Proximity shouldn’t make a difference — should it? We were on a beach on the European side of the Mediterranean, it was a beautiful late August day, and I felt so happy. The sea was fresh, the sky was clear and a stiff breeze was whipping white horses out past the headland.
‘Rough weather for migrants,’ I thought, then checked myself. What an awful thing to think. There really would be migrants out there somewhere over the horizon; desperate people; people who, had they been visible to me — were they, Heaven forbid, to start coming ashore — would have turned my perfect day into a day of torment.
But I couldn’t see them, and my perfect day continued unspoiled but for the slightest tickle of disquiet. Do I not have a right be happy, though others are drowning and I might be able to help them? Surely I do. They aren’t drowning here. I cannot see them.
Yet this cannot be so. Can my inability actually to see any desperate migrants throw some internal switch from Personal Moral Crisis to All’s Well? Or, to put it more analytically, how does an individual’s moral responsibility vary according to distance: distance not just geographically but in terms of social, family or national obligation?
We know that the answer lies somewhere between ‘completely’ and ‘not at all’ but cannot be located at either of those two extremes. You can rule out ‘no variation at all’ because it is simply impossible that you or I could feel toward every migrant on the shores or waves of the Mediterranean the same obligation we hold towards members of our close family. We could not function as moral beings if we felt equally beholden to all; as if every tolling bell really did toll for me.
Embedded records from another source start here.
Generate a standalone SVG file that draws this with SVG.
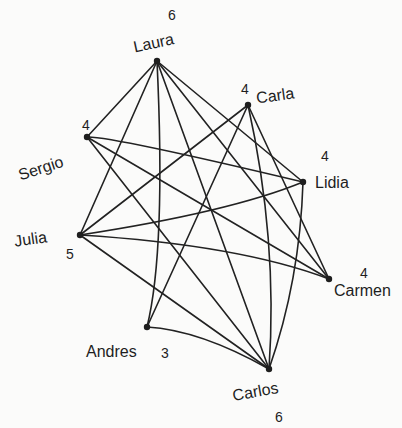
<svg xmlns="http://www.w3.org/2000/svg" width="402" height="428" viewBox="0 0 402 428">
<style>
.edge{fill:none;stroke:#222;stroke-width:1.6;stroke-linecap:round}
.dot{fill:#1e1e1e}
.lbl{font-family:"Liberation Sans","DejaVu Sans",sans-serif;font-size:16px;fill:#1e1e1e}
.num{font-family:"Liberation Sans","DejaVu Sans",sans-serif;font-size:14px;fill:#1e1e1e}
</style>
<rect width="402" height="428" fill="#fbfbfa"/>
<g id="connectors">
<path class="edge" d="M157,61 L87,137"/>
<path class="edge" d="M157,61 L80,235"/>
<path class="edge" d="M157,61 Q166,250 147,327"/>
<path class="edge" d="M157,61 L269,369"/>
<path class="edge" d="M157,61 L329,279"/>
<path class="edge" d="M157,61 L303,182"/>
<path class="edge" d="M248,105 L80,235"/>
<path class="edge" d="M248,105 L147,327"/>
<path class="edge" d="M248,105 Q278,240 269,369"/>
<path class="edge" d="M248,105 L329,279"/>
<path class="edge" d="M87,137 Q110,136 303,182"/>
<path class="edge" d="M87,137 L329,279"/>
<path class="edge" d="M87,137 L269,369"/>
<path class="edge" d="M80,235 Q230,212 303,182"/>
<path class="edge" d="M80,235 Q240,245 329,279"/>
<path class="edge" d="M80,235 L269,369"/>
<path class="edge" d="M147,327 Q200,330 269,369"/>
<path class="edge" d="M303,182 Q300,280 269,369"/>
</g>
<g id="laura"><circle class="dot" cx="157" cy="61" r="3.2"/><text class="lbl" x="133" y="48" transform="rotate(-12 155 42)">Laura</text><text class="num" x="168" y="20">6</text></g>
<g id="carla"><circle class="dot" cx="248" cy="105" r="3.2"/><text class="num" x="241" y="94">4</text><text class="lbl" x="256" y="101" transform="rotate(-8 275 95)">Carla</text></g>
<g id="sergio"><circle class="dot" cx="87" cy="137" r="3.2"/><text class="num" x="82" y="130">4</text><text class="lbl" x="16" y="172" transform="rotate(-18 45 162)">Sergio</text></g>
<g id="lidia"><circle class="dot" cx="303" cy="182" r="3.2"/><text class="num" x="321" y="161">4</text><text class="lbl" x="315" y="188">Lidia</text></g>
<g id="julia"><circle class="dot" cx="80" cy="235" r="3.2"/><text class="lbl" x="14" y="244" transform="rotate(-8 34 238)">Julia</text><text class="num" x="66" y="259">5</text></g>
<g id="carmen"><circle class="dot" cx="329" cy="279" r="3.2"/><text class="num" x="360" y="278">4</text><text class="lbl" x="334" y="296">Carmen</text></g>
<g id="andres"><circle class="dot" cx="147" cy="327" r="3.2"/><text class="lbl" x="86" y="357">Andres</text><text class="num" x="161" y="358">3</text></g>
<g id="carlos"><circle class="dot" cx="269" cy="369" r="3.2"/><text class="lbl" x="232" y="397" transform="rotate(-10 255 390)">Carlos</text><text class="num" x="275" y="422">6</text></g>
</svg>
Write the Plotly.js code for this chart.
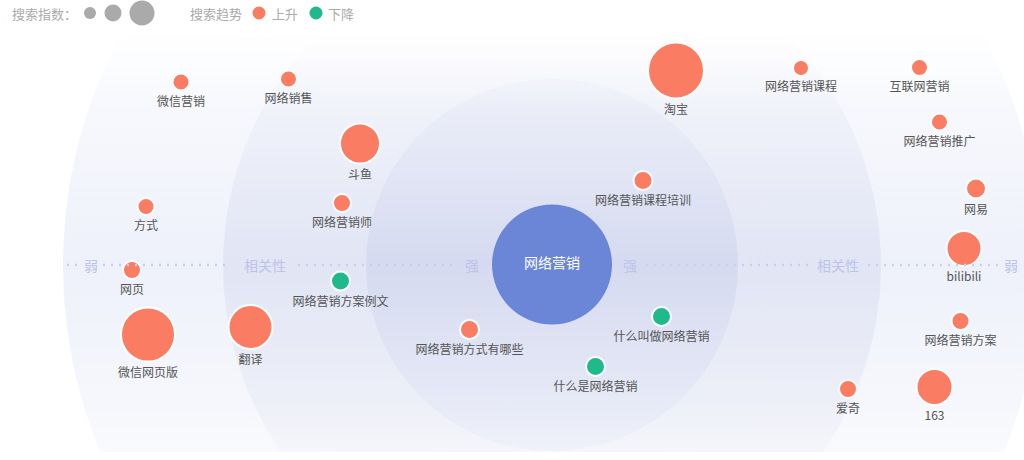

But you can rule out ‘varies completely’, too, because our obligations towards those migrants cannot be set at zero. We wouldn’t wince at the television pictures if that were so. If those people’s fate was of no consequence at all to us, the coldly rational course would be to throw all of them into the sea, thus providing a disincentive for others to follow, and so end the nuisance. You or I would not advocate that, and those who pretend to believe it are simply posturing. All civilised humans, even the flintiest, believe there is some residual obligation to complete strangers.
So because the moral reach radiates outward in concentric circles from self at the core, to family, to friends, to community, to nation, to all humanity at the perimeter, we can agree that the command each successive ring can make upon our sense of personal duty weakens with distance from the centre but never entirely disappears. Scope for disagreement lies in how fast we may think it weakens, and where the critical mileposts are placed. There is room for disagreement, too, on the role played by chance: how far do we believe (as to some degree we all believe) that what fate throws in our path — the injured Samaritan you encounter by the wayside — can arouse an obligation?
I think I’ve fairly set out the terrain. But here’s the remarkable thing. Our Christian religion gives us — those of us who are Christians — almost no help in navigating it.
I say ‘our’ Christian religion because, though an atheist, I accept that my morality — and to a considerable degree what we call western morality — is anchored in a Christian culture. Whether or not we ourselves believe in God, we’ve all soaked up the ethical teachings.
And they’re useless. ‘Do unto others as you would that they would do unto you’ is, like ‘Love your neighbour as yourself’, either impossible or circular. Circular if it means ‘Act towards others as you think they should act towards you,’ because this leaves open the question of how you think people should act, and would permit a cannibal to eat another cannibal. If, however, the commandment means ‘Treat others as it would please you to be treated by them,’ then the precept is impossible because you’d give all your money to the first beggar you encountered. We’d all be off to Calais to try to smuggle migrants in our car boots.
Christianity (as represented by the Gospels) is all but silent — extraordinarily so — on the question of familial obligation. There is some evidence that Christ was impatient with family, and none that these were ties He wanted to reinforce. As to ‘community’, the parable of the good Samaritan suggests a certain impatience here, too. As to nation, I find ‘Render unto Caesar…’ an evasive answer, because it does not assist our understanding of which things ‘those things that are Caesar’s’ might be.
If, as I believe, the main difficulty that faces us in deciding moral duty is the difficulty of prioritising, then Christianity is profoundly unhelpful.
As an undergraduate just starting out on my chosen subject of moral sciences, I remember being shocked by a lecturer (I hate to speculate that it was Bernard Williams but I think it was) who told us airily that agonising ethical dilemmas were the stuff of philosophy lectures, but did not occur much in ordinary life. I thought and think that absolute rubbish. Literally millions of people across Britain have, over the past few months, been torn and distressed by the question of what ‘we’ should do about the migrants crossing the Mediterranean. I believe this has quite seriously spoiled peace of mind for many. Going further, I’d say this does not arise from baulking at a duty we know we owe, but from deep and genuine doubt as to what our duty is.
I’ll go even further. If I really knew my duty I would try diligently to do it; and there are millions like me. We’re ready. But we’re honestly, mightily, daily confused about what we ought to do.